The amnesty law is only good for 15 days. The opposition rejected this bill stating that it imposed conditions that they just couldn’t agree with. This impasse and Yanukovych’s sudden illness seems to have left things at a standstill says Stern.

“The president has gone on sick leave and has not signed this law and has not signed another law that parliament passed earlier in the week that repealed a much hated anti-demonstration law,” said Stern, “And now he’s taking a break, it’s not clear where exactly the demonstrations or the governments’ actions will go from here.”

Yanukovych had been the target of huge protests for the last couple of months. He angered many Ukrainians by rejecting closer ties with the European Union, and choosing instead to maintain closer ties with neighboring Russia.
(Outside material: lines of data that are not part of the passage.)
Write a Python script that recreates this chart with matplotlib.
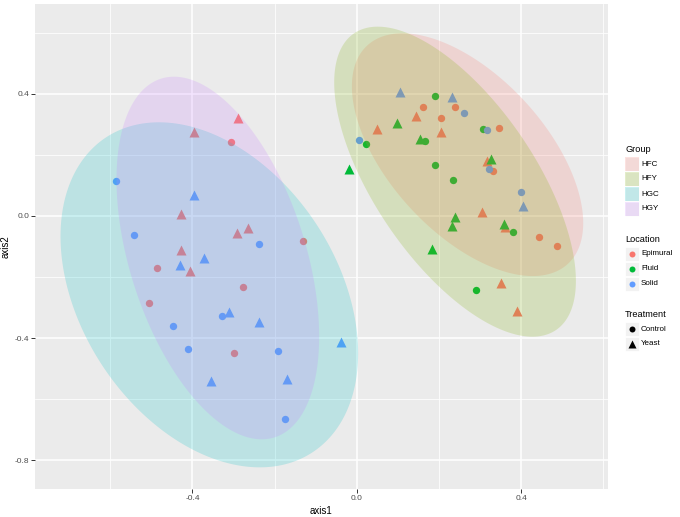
import numpy as np
import matplotlib
matplotlib.use("Agg")
import matplotlib.pyplot as plt
from matplotlib.patches import Rectangle, Polygon

plt.rcParams['font.family'] = ['Liberation Sans', 'DejaVu Sans']

# ---------------- data ----------------
loc_names = ["Epimural", "Fluid", "Solid"]
loc_colors = ["#F8766D", "#00BA38", "#619CFF"]
treat_names = ["Control", "Yeast"]

epi_x = [-0.290, -0.397, -0.306, -0.427, -0.265, -0.292, -0.132, -0.427, -0.406, -0.486,
         -0.277, -0.505, -0.300,
         0.161, 0.239, 0.145, 0.204, 0.050, 0.205, 0.345, 0.316, 0.332, 0.304, 0.361,
         0.442, 0.486, 0.351, 0.390]
epi_y = [0.322, 0.276, 0.244, 0.006, -0.038, -0.055, -0.081, -0.110, -0.180, -0.169,
         -0.232, -0.284, -0.449,
         0.356, 0.356, 0.329, 0.322, 0.286, 0.275, 0.289, 0.181, 0.149, 0.013, -0.035,
         -0.068, -0.097, -0.219, -0.313]
epi_t = ["Y", "Y", "C", "Y", "Y", "Y", "C", "Y", "Y", "C",
         "C", "C", "C",
         "C", "C", "Y", "C", "Y", "Y", "C", "Y", "C", "Y", "Y",
         "C", "C", "Y", "Y"]

flu_x = [0.191, 0.097, 0.306, 0.023, 0.153, 0.165, -0.019, 0.191, 0.326, 0.233,
         0.238, 0.232, 0.359, 0.380, 0.182, 0.291]
flu_y = [0.395, 0.306, 0.284, 0.236, 0.252, 0.245, 0.153, 0.167, 0.186, 0.117,
         -0.003, -0.033, -0.025, -0.054, -0.108, -0.244]
flu_t = ["C", "Y", "C", "C", "Y", "C", "Y", "C", "Y", "C",
         "Y", "Y", "Y", "C", "Y", "C"]

sol_x = [-0.586, -0.395, -0.543, -0.239, -0.372, -0.430, -0.328, -0.310, -0.448, -0.239,
         -0.038, -0.411, -0.191, -0.355, -0.170, -0.174,
         0.105, 0.232, 0.260, 0.316, 0.005, 0.322, 0.399, 0.405]
sol_y = [0.115, 0.068, -0.061, -0.093, -0.138, -0.161, -0.328, -0.314, -0.360, -0.349,
         -0.414, -0.437, -0.443, -0.542, -0.535, -0.666,
         0.407, 0.389, 0.337, 0.282, 0.248, 0.155, 0.079, 0.033]
sol_t = ["C", "Y", "C", "C", "Y", "Y", "C", "Y", "C", "Y",
         "Y", "C", "C", "Y", "Y", "C",
         "Y", "Y", "C", "C", "C", "C", "C", "Y"]

# ellipse (95%) parameters: centre, half-extent in x / y, correlation
group_names = ["HFC", "HFY", "HGC", "HGY"]
group_colors = ["#F8766D", "#7CAE00", "#00BFC4", "#C77CFF"]
ell_cx = [0.2693, 0.2389, -0.3589, -0.3382]
ell_cy = [0.2010, 0.1125, -0.2584, -0.1377]
ell_sx = [0.2814, 0.2940, 0.3620, 0.2465]
ell_sy = [0.3979, 0.5082, 0.5656, 0.5944]
ell_r = [-0.563, -0.640, -0.339, -0.433]

x_ticks = [-0.4, 0.0, 0.4]
y_ticks = [-0.8, -0.4, 0.0, 0.4]

# ---------------- figure ----------------
W, H = 680, 517
fig = plt.figure(figsize=(W / 100, H / 100), dpi=100)
fig.patch.set_facecolor("white")

L, R, T, B = 35, 608, 4, 489
ax = fig.add_axes([L / W, 1 - B / H, (R - L) / W, (B - T) / H])
ax.set_facecolor("#EBEBEB")
ax.set_xlim(-0.783, 0.611)
ax.set_ylim(-0.895, 0.695)

ax.set_xticks(x_ticks)
ax.set_yticks(y_ticks)
ax.set_xticklabels([f"{v:.1f}" for v in x_ticks])
ax.set_yticklabels([f"{v:.1f}" for v in y_ticks])
ax.set_xticks([-0.6, -0.2, 0.2, 0.6], minor=True)
ax.set_yticks([-0.6, -0.2, 0.2, 0.6], minor=True)
ax.grid(True, which="major", color="white", lw=1.1)
ax.grid(True, which="minor", color="white", lw=0.55)
ax.set_axisbelow(True)
for s in ax.spines.values():
    s.set_visible(False)
ax.tick_params(which="major", length=2.7, width=0.7, color="#333333",
               labelsize=6, labelcolor="#4D4D4D", pad=1.5)
ax.tick_params(which="minor", length=0)

ax.set_xlabel("axis1", fontsize=7, labelpad=3)
ax.set_ylabel("axis2", fontsize=7, labelpad=3)

markers = {"C": "o", "Y": "^"}
msize = {"C": 5.3, "Y": 6.6}
for xs, ys, ts, col in [(epi_x, epi_y, epi_t, loc_colors[0]),
                        (flu_x, flu_y, flu_t, loc_colors[1]),
                        (sol_x, sol_y, sol_t, loc_colors[2])]:
    for xv, yv, tv in zip(xs, ys, ts):
        ax.plot(xv, yv, marker=markers[tv], ms=msize[tv], color=col,
                mec="none", ls="none", zorder=3)

t = np.linspace(0, 2 * np.pi, 300)
for cx, cy, sx, sy, r, col in zip(ell_cx, ell_cy, ell_sx, ell_sy, ell_r, group_colors):
    S = np.array([[sx * sx, r * sx * sy], [r * sx * sy, sy * sy]])
    Lc = np.linalg.cholesky(S)
    pts = (Lc @ np.vstack([np.cos(t), np.sin(t)])).T + [cx, cy]
    ax.add_patch(Polygon(pts, closed=True, facecolor=col, alpha=0.2,
                         edgecolor="none", zorder=4))

# ---------------- legends (pixel overlay) ----------------
ov = fig.add_axes([0, 0, 1, 1])
ov.set_xlim(0, W)
ov.set_ylim(H, 0)
ov.axis("off")

kx, kw, kh = 625, 13.5, 14
lab_x = 641

def key_box(yc):
    ov.add_patch(Rectangle((kx, yc - kh / 2), kw, kh, facecolor="#F2F2F2",
                           edgecolor="white", lw=0.6))

# Group
ov.text(kx, 149, "Group", fontsize=6.6, va="center", ha="left", color="black")
for i, (g, c) in enumerate(zip(group_names, group_colors)):
    yc = 164 + i * 15
    key_box(yc)
    ov.add_patch(Rectangle((kx, yc - kh / 2), kw, kh, facecolor=c, alpha=0.2,
                           edgecolor="none"))
    ov.text(lab_x, yc, g, fontsize=5.8, va="center", ha="left")

# Location
ov.text(kx, 239, "Location", fontsize=6.6, va="center", ha="left")
for i, (n, c) in enumerate(zip(loc_names, loc_colors)):
    yc = 253.5 + i * 15
    key_box(yc)
    ov.plot(kx + kw / 2, yc, "o", ms=4.3, color=c, mec="none")
    ov.text(lab_x, yc, n, fontsize=5.8, va="center", ha="left")

# Treatment
ov.text(kx, 314.5, "Treatment", fontsize=6.6, va="center", ha="left")
for i, n in enumerate(treat_names):
    yc = 329.3 + i * 14.5
    key_box(yc)
    mk = "o" if i == 0 else "^"
    ov.plot(kx + kw / 2, yc, mk, ms=4.3 if i == 0 else 5.5, color="black", mec="none")
    ov.text(lab_x, yc, n, fontsize=5.8, va="center", ha="left")

fig.savefig("out.png", dpi=100)
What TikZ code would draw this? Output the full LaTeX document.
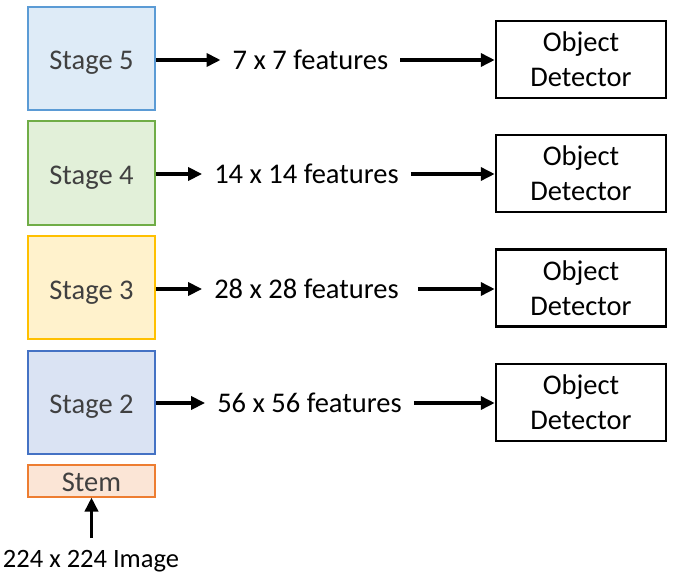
\documentclass[tikz,border=0pt]{standalone}
\usepackage{fontspec}
\setmainfont{Carlito}
\usetikzlibrary{arrows.meta}
\definecolor{b5fill}{HTML}{DEEBF7}\definecolor{b5draw}{HTML}{5B9BD5}
\definecolor{g4fill}{HTML}{E2F0D9}\definecolor{g4draw}{HTML}{70AD47}
\definecolor{y3fill}{HTML}{FFF2CC}\definecolor{y3draw}{HTML}{FFC000}
\definecolor{b2fill}{HTML}{DAE3F3}\definecolor{b2draw}{HTML}{4472C4}
\definecolor{stfill}{HTML}{FBE5D6}\definecolor{stdraw}{HTML}{ED7D31}
\definecolor{stagetext}{HTML}{404040}
\begin{document}
\begin{tikzpicture}[x=1pt,y=-1pt,
  every node/.style={font=\fontsize{28.5}{35}\selectfont},
  stagebox/.style={draw, line width=2pt, minimum width=127pt, minimum height=103pt, inner sep=0pt, text=stagetext, text height=26pt, text depth=3pt},
  detbox/.style={draw=black, line width=2.5pt, minimum width=170pt, minimum height=77pt, inner sep=0pt, align=center},
  feat/.style={inner xsep=12pt, inner ysep=0pt},
  arr/.style={line width=3.5pt, -{Triangle[length=14pt,width=13pt]}}]
\useasboundingbox (0,0) rectangle (674,580);
\node[stagebox, fill=b5fill, draw=b5draw] (s5) at (91.5,58.5) {Stage 5};
\node[stagebox, fill=g4fill, draw=g4draw] (s4) at (91.5,173) {Stage 4};
\node[stagebox, fill=y3fill, draw=y3draw] (s3) at (91.5,287.5) {Stage 3};
\node[stagebox, fill=b2fill, draw=b2draw] (s2) at (91.5,402) {Stage 2};
\node[draw=stdraw, fill=stfill, line width=2pt, minimum width=127pt, minimum height=32pt, inner sep=0pt, text=stagetext, text height=21pt, text depth=0pt] (stem) at (91.5,480.5) {Stem};
\node[font=\fontsize{26.5}{32}\selectfont] (img) at (91,561) {224 x 224 Image};
\coordinate (imgtop) at (91.5,538);
\draw[arr] (imgtop) -- (stem.south);

\node[feat] (f5) at (310.5,60) {7 x 7 features};
\node[feat] (f4) at (306.5,174) {14 x 14 features};
\node[feat] (f3) at (306.5,289) {28 x 28 features};
\node[feat] (f2) at (309.5,403) {56 x 56 features};

\node[detbox] (d5) at (581,59.5) {Object\\Detector};
\node[detbox] (d4) at (581,173.5) {Object\\Detector};
\node[detbox] (d3) at (581,288) {Object\\Detector};
\node[detbox] (d2) at (581,402.5) {Object\\Detector};

\draw[arr] (s5.east |- f5) -- (f5.west);
\draw[arr] (s4.east |- f4) -- (f4.west);
\draw[arr] (s3.east |- f3) -- (f3.west);
\draw[arr] (s2.east |- f2) -- (f2.west);
\draw[arr] (f5.east) -- (d5.west |- f5);
\draw[arr] (f4.east) -- (d4.west |- f4);
\draw[arr, shorten <=7pt] (f3.east) -- (d3.west |- f3);
\draw[arr] (f2.east) -- (d2.west |- f2);
\end{tikzpicture}
\end{document}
There are many factors fueling the unrest in Ukraine. For Borys Gudziak the key factor is the country's past. Gudziak is a bishop with the Ukrainian Greek Catholic Church based in Paris. The US-born cleric says the crisis in Ukraine is rooted in its history as a repressed nation.

"People in Ukraine have really suffered for many years," said Gudziak. "In the 20th century, 17 million were killed in a sundry of ways, through world wars, through purges, through the artificial famine that Stalin organized. So there is a profound reflex of fear."

For much of its history, that repression was directed from Moscow.

The Ukrainian-American cleric, originally from Syracuse, New York, lived for many years in Ukraine. He says it has a population "that carries a certain sadness based on its history. It's been treated as a country, as a geography, and also as an ethnic-cultural reality, as something second-class... It has been abused and that abuse has left scars." 

Gudziak says that today, Ukrainians are standing up and saying "we have a dignity. It's a god-given dignity, and we will stand it out, because we cannot endure this corruption and injustice any more."

When asked about Moscow's take on the crisis in Ukraine, Gudziak says that without Ukraine "the Soviet Union or its successor state is no longer an empire, is no longer a super-power. Many, many exponents of Russian ideology consider that imperial status something to be desired, and hence the views toward Ukraine."

Russian media is reporting the crisis as a revolution and making it look like Ukraine is on the brink of civil war.

Gudziak says there's historical precedent for direct intervention by Russia.

"Ukraine has been occupied by Russia for centuries in the past," he said. "But I hope that common sense and human values will prevail. I think we're safe (through) the Oympics for sure."